A Cochrane Review did not find a reduction of complications or length of hospital stay with the use of standard preoperative oral nutritional supplements in patients undergoing GI surgery. Although some benefits were found with immune-enhancing nutrients, these results cannot yet be generalized to the ERP population. A combination of both individualized nutrition counseling and oral nutritional supplements has been proven to be effective in building functional capacity in prehabilitation trials.

Integrating Nutrition with Exercise

Observational evidence suggests that patients with higher preoperative lean body mass (ie, reserve) are better able to cope with surgical stress as determined by reduced complications and earlier discharge. In order to generate a positive net protein balance in favor of lean body mass accretion, exogenous amino acids must be administered to produce a state in which protein synthesis exceeds that of protein breakdown. Twenty grams of protein (in liquid form) taken immediately after resistance exercise is regarded as sufficient to maximally stimulate muscle protein synthesis in healthy individuals. The optimal after-exercise diet to support lean body mass accretion in patients with cancer should be investigated. Although most of the literature has focused on assessing malnutrition and providing interventions to those with documented problems, a recent study suggests that even patients with cancer with no clinical signs of malnutrition may have better outcomes with dietary intervention. Finally, omega-3 fatty acids, particularly eicosapentaenoic acid and docosahexaenoic acid, which are found naturally in fish oils, have been identified in several randomized controlled trials to reduce oxidative stress and inflammation in cancer and surgical patients, which may translate into minimized loss of lean body tissue. Adequate dietary intake of these nutrients should thus be a consideration in dietary planning.

Emotional Stress and Its Impact on Perioperative Outcome

A recently published systematic review on psychological surgical prehabilitation suggests a positive role. A large body of published literature suggests associations of patients’ preoperative psychological state with their postoperative recovery, including wound healing, infection, function, and length of hospital stay. For instance, anxiety and depression can predict surgical outcome, even after known physiologic factors are accounted for. Presence of depression increases the length of hospitalization for patients undergoing thoracic surgery for cancer and is associated with poor compliance to medical treatment.

Preoperative anxiety and its concomitant stress response are the most frequently cited psychological factors to affect wound healing, hospital stay, return to function, and satisfaction with surgery. Trait and state anxiety have been shown to have significant effect on postoperative complications and impaired wound healing. The diagnosis of cancer and the addition of neoadjuvant chemoradiation therapy enhance even further the emotional stress in anticipation of surgery.

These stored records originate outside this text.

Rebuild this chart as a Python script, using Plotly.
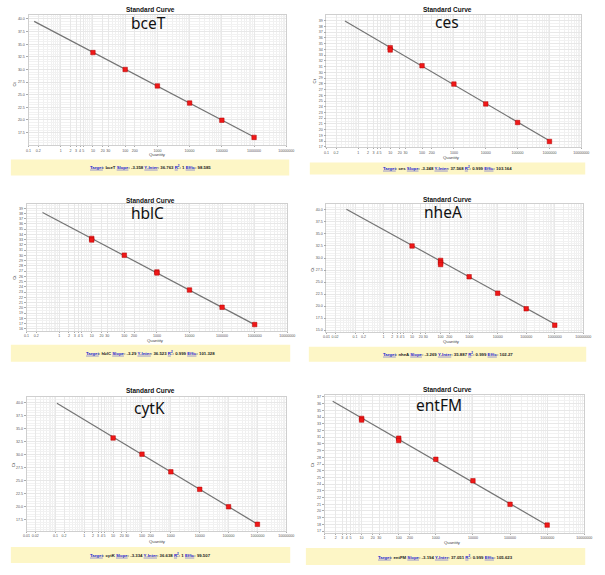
import math
import plotly.graph_objects as go

# ---------------- data ----------------
genes = ["bceT", "ces", "hblC", "nheA", "cytK", "entFM"]

qty_bceT = [10, 100, 1000, 10000, 100000, 1000000]
ct_bceT = [33.35, 30.0, 26.75, 23.35, 19.95, 16.55]

qty_ces = [10, 10, 100, 1000, 10000, 100000, 1000000]
ct_ces = [34.3, 33.9, 31.15, 27.95, 24.5, 21.25, 17.95]

qty_hblC = [10, 10, 100, 1000, 1000, 10000, 100000, 1000000]
ct_hblC = [33.25, 32.95, 30.05, 26.85, 26.65, 23.4, 20.1, 16.8]

qty_nheA = [10, 100, 100, 100, 1000, 10000, 100000, 1000000]
ct_nheA = [32.5, 29.5, 29.05, 28.65, 26.1, 22.7, 19.45, 16.05]

qty_cytK = [10, 100, 1000, 10000, 100000, 1000000]
ct_cytK = [33.15, 30.05, 26.65, 23.3, 19.95, 16.6]

qty_entFM = [10, 10, 100, 100, 1000, 10000, 100000, 1000000]
ct_entFM = [33.8, 33.55, 30.85, 30.5, 27.7, 24.5, 21.0, 17.9]

slopes = [-3.358, -3.248, -3.29, -3.269, -3.334, -3.194]
slope_txt = ["-3.358", "-3.248", "-3.29", "-3.269", "-3.334", "-3.194"]
intercepts = [36.763, 37.568, 36.523, 35.887, 36.638, 37.051]
intercept_txt = ["36.763", "37.568", "36.523", "35.887", "36.638", "37.051"]
r2_txt = ["1", "0.999", "0.999", "0.999", "1", "0.999"]
effic_txt = ["98.585", "103.164", "101.328", "102.27", "99.507", "105.623"]
line_start_qty = [0.15, 0.38, 0.31, 0.05, 0.113, 1.66]
line_end_qty = [1000000, 1000000, 1000000, 1000000, 1000000, 1000000]

xtick_vals_a = [0.1, 0.2, 1, 2, 3, 4, 5, 10, 20, 30, 100, 200, 1000, 10000, 100000, 1000000, 10000000]
xtick_text_a = ["0.1", "0.2", "1", "2", "3", "4", "5", "10", "20", "30", "100", "200", "1000",
                "10000", "100000", "1000000", "10000000"]
xtick_vals_b = [0.01, 0.02] + xtick_vals_a
xtick_text_b = ["0.01", "0.02"] + xtick_text_a
xtick_vals_c = xtick_vals_a[2:]
xtick_text_c = xtick_text_a[2:]

# ---------------- layout config ----------------
W, H = 605, 575
qtys = [qty_bceT, qty_ces, qty_hblC, qty_nheA, qty_cytK, qty_entFM]
cts = [ct_bceT, ct_ces, ct_hblC, ct_nheA, ct_cytK, ct_entFM]

panels = [
    dict(rect=(25, 15, 288, 146), xr=(-1, 7), yr=(14.95, 40.8), ystep=2.5, y0=17.5, y1=40, fmt=".1f",
         xt=(xtick_vals_a, xtick_text_a), title=(149, 10), gene=(147, 23), foot=(7, 160, 291, 176),
         qlab=(157, 155), ctlab=(11, 84)),
    dict(rect=(329, 15, 589, 148), xr=(-1, 7), yr=(16.9, 40.0), ystep=1, y0=17, y1=39, fmt="d",
         xt=(xtick_vals_a, xtick_text_a), title=(452, 10), gene=(452, 22), foot=(312, 163, 593, 175),
         qlab=(457, 158), ctlab=(317, 81)),
    dict(rect=(23, 205, 289, 332), xr=(-1, 7), yr=(15.6, 39.76), ystep=1, y0=16, y1=39, fmt="d",
         xt=(xtick_vals_a, xtick_text_a), title=(149, 201), gene=(146, 214), foot=(7, 346, 292, 363),
         qlab=(155, 342), ctlab=(10, 278)),
    dict(rect=(329, 205, 591, 333), xr=(-2, 7), yr=(14.66, 41.16), ystep=2.5, y0=15, y1=40, fmt=".1f",
         xt=(xtick_vals_b, xtick_text_b), title=(452, 200), gene=(448, 213), foot=(311, 348, 594, 363),
         qlab=(457, 343), ctlab=(314, 270)),
    dict(rect=(23, 398, 288, 533), xr=(-2, 7), yr=(15.28, 41.08), ystep=2.5, y0=17.5, y1=40, fmt=".1f",
         xt=(xtick_vals_b, xtick_text_b), title=(149, 392), gene=(148, 409), foot=(7, 549, 292, 565),
         qlab=(157, 543), ctlab=(10, 466)),
    dict(rect=(327, 396, 592, 535), xr=(0, 7), yr=(16.7, 37.34), ystep=1, y0=17, y1=37, fmt="d",
         xt=(xtick_vals_c, xtick_text_c), title=(452, 391), gene=(444, 406), foot=(308, 550, 593, 567),
         qlab=(458, 544), ctlab=(315, 466)),
]


def px(x):
    return x / W


def py(y):
    return 1 - y / H


fig = go.Figure()
annotations = []
shapes = []
layout = {}
LINK = "color:#2020d0;text-decoration:underline"


def ann(x, y, text, size, family, color="#111", angle=0):
    return dict(x=px(x), y=py(y), xref="paper", yref="paper", text=text, showarrow=False,
                xanchor="center", yanchor="middle", textangle=angle,
                font=dict(size=size, color=color, family=family))


for i, p in enumerate(panels):
    n = i + 1
    xs = "" if n == 1 else str(n)
    x0, y0, x1, y1 = p["rect"]
    # regression line from the printed slope / intercept
    lx = [line_start_qty[i], line_end_qty[i]]
    ly = [intercepts[i] + slopes[i] * math.log10(v) for v in lx]
    fig.add_trace(go.Scatter(x=lx, y=ly, mode="lines", line=dict(color="#747474", width=1.2),
                             xaxis="x" + xs, yaxis="y" + xs, showlegend=False, hoverinfo="skip"))
    fig.add_trace(go.Scatter(x=qtys[i], y=cts[i], mode="markers",
                             marker=dict(symbol="square", size=4.5, color="#f01818",
                                         line=dict(color="#b00000", width=0.5)),
                             xaxis="x" + xs, yaxis="y" + xs, showlegend=False))
    nt = int(round((p["y1"] - p["y0"]) / p["ystep"])) + 1
    ytv = [p["y0"] + k * p["ystep"] for k in range(nt)]
    tickfont = dict(size=3.6, color="#555", family="Liberation Sans")
    layout["xaxis" + xs] = dict(
        domain=[px(x0), px(x1)], anchor="y" + xs, type="log", range=list(p["xr"]),
        tickvals=p["xt"][0], ticktext=p["xt"][1], tickfont=tickfont, tickangle=0,
        ticks="outside", ticklen=1, tickcolor="#aaa", showgrid=True, gridcolor="#e8e8e8", gridwidth=0.6,
        minor=dict(dtick="D1", showgrid=True, gridcolor="#f0f0f0", gridwidth=0.5),
        showline=True, linecolor="#cfcfcf", linewidth=0.8, mirror=True, zeroline=False, fixedrange=True)
    layout["yaxis" + xs] = dict(
        domain=[py(y1), py(y0)], anchor="x" + xs, range=list(p["yr"]),
        tickvals=ytv, tickformat=p["fmt"], tickfont=tickfont,
        ticks="outside", ticklen=2, tickcolor="#aaa", showgrid=True, gridcolor="#e8e8e8", gridwidth=0.6,
        minor=dict(dtick=p["ystep"] / 5 if p["ystep"] > 1 else 0.5, showgrid=True, gridcolor="#f2f2f2",
                   gridwidth=0.5),
        showline=True, linecolor="#cfcfcf", linewidth=0.8, mirror=True, zeroline=False, fixedrange=True)
    annotations.append(ann(p["title"][0], p["title"][1], "<b>Standard Curve</b>", 6.5, "Liberation Sans"))
    annotations.append(ann(p["gene"][0], p["gene"][1], genes[i], 15.5, "Noto Sans"))
    annotations.append(ann(p["qlab"][0], p["qlab"][1], "Quantity", 4.3, "Liberation Sans", "#444"))
    annotations.append(ann(p["ctlab"][0], p["ctlab"][1], "Ct", 4.3, "Liberation Sans", "#444", -90))
    fx0, fy0, fx1, fy1 = p["foot"]
    shapes.append(dict(type="rect", xref="paper", yref="paper", x0=px(fx0), x1=px(fx1),
                       y0=py(fy1), y1=py(fy0), fillcolor="#fdf6c6", line=dict(width=0), layer="below"))
    ftxt = (f"<span style='{LINK}'>Target</span>: {genes[i]} "
            f"<span style='{LINK}'>Slope</span>: {slope_txt[i]} "
            f"<span style='{LINK}'>Y-Inter</span>: {intercept_txt[i]} "
            f"<span style='{LINK}'>R<sup>2</sup></span>: {r2_txt[i]} "
            f"<span style='{LINK}'>Effic</span>: {effic_txt[i]}")
    annotations.append(ann((fx0 + fx1) / 2, (fy0 + fy1) / 2, "<b>" + ftxt + "</b>", 4.3,
                           "Liberation Sans", "#222"))

fig.update_layout(width=W, height=H, margin=dict(l=0, r=0, t=0, b=0), autosize=False,
                  paper_bgcolor="white", plot_bgcolor="white",
                  annotations=annotations, shapes=shapes, **layout)
fig.write_html("out.html")
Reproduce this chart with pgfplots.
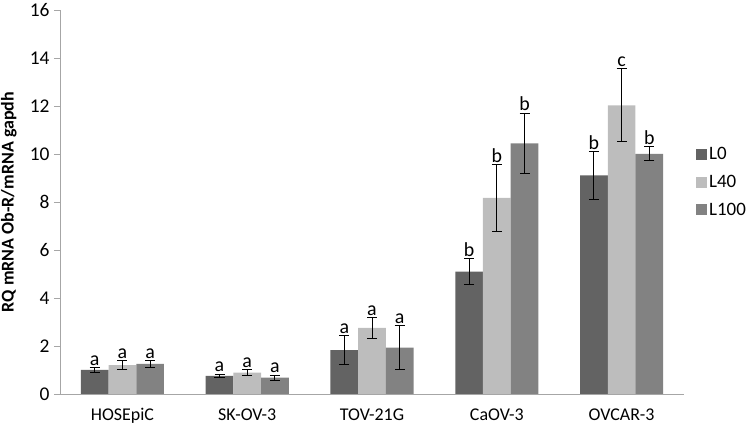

Preoperative Strategies to Attenuate Anxiety

Evidence-based perioperative psychological interventions effectively reduce anxiety in surgical patients. Reduced anxiety has been empirically linked to improvements in patients’ immunologic function, as well as self-reported psychological outcomes, quality of life, and somatic symptoms. However, these strategies did not affect traditional surgical outcomes, including length of hospital stay, complications, analgesic use, or mortality. A wide variety of anxiety-reducing approaches have been used, including relaxation training and education, deep breathing exercises, visualization, yoga, and music in the perioperative setting. Music therapy can reduce postoperative anxiety, pain, and analgesia requirements as well as improve patient satisfaction, by reducing sympathetic arousal.